--- What you should do ---
Where does the string "this" appear? Copy every line of the entries below that holds it.

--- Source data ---

==========

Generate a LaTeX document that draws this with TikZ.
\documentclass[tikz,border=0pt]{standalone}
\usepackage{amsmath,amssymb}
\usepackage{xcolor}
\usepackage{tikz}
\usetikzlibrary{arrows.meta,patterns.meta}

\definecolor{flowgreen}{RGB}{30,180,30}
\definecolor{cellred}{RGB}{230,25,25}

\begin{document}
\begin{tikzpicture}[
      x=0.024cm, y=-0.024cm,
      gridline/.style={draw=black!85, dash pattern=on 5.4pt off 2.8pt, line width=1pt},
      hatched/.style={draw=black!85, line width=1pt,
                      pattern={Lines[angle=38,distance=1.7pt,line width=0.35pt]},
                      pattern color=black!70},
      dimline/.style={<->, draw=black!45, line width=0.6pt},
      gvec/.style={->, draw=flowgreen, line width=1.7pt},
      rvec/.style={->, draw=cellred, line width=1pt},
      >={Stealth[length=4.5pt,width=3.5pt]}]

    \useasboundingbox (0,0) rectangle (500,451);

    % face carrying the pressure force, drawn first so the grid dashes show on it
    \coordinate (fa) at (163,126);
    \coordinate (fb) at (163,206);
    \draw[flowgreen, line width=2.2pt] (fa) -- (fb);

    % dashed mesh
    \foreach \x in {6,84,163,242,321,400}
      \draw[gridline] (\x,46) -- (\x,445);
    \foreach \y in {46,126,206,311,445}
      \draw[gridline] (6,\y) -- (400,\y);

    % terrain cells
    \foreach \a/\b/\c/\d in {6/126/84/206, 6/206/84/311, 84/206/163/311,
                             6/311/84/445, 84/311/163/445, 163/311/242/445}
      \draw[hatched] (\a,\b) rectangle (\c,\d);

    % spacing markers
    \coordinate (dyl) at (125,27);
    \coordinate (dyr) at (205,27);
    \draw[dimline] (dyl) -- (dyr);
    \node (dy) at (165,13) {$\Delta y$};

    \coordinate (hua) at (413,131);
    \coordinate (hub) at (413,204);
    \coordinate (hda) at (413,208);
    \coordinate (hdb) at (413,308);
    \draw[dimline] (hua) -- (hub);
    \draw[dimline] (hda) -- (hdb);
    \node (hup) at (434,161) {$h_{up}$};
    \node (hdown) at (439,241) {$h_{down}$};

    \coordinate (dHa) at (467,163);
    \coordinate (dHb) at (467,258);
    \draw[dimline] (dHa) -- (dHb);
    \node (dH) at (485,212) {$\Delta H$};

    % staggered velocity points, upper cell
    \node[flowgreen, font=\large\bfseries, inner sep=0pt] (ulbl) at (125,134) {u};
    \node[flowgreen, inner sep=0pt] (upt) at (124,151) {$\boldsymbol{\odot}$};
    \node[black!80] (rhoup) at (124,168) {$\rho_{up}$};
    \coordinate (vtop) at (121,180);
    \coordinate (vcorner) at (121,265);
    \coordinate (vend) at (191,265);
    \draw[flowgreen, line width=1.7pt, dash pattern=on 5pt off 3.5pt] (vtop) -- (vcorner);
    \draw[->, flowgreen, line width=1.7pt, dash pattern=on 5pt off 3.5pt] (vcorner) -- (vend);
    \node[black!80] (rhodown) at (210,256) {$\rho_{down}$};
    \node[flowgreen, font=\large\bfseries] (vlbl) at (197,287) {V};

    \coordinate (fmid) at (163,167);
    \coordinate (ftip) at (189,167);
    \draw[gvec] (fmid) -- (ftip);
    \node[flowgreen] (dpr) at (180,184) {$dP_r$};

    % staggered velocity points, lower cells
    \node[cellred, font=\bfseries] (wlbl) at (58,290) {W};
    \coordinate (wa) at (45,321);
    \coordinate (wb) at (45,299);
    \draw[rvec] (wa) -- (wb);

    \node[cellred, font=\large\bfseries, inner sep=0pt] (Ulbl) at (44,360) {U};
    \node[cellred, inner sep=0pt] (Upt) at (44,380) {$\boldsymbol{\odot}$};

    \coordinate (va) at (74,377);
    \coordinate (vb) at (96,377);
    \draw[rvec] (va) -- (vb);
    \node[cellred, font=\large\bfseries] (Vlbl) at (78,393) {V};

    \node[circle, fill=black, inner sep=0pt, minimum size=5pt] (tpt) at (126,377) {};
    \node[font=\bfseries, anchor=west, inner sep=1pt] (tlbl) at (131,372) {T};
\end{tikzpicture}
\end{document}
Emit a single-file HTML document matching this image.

==========

--- Full solution ---
Generate a LaTeX document that draws this with TikZ.
Emit a single-file HTML document matching this image.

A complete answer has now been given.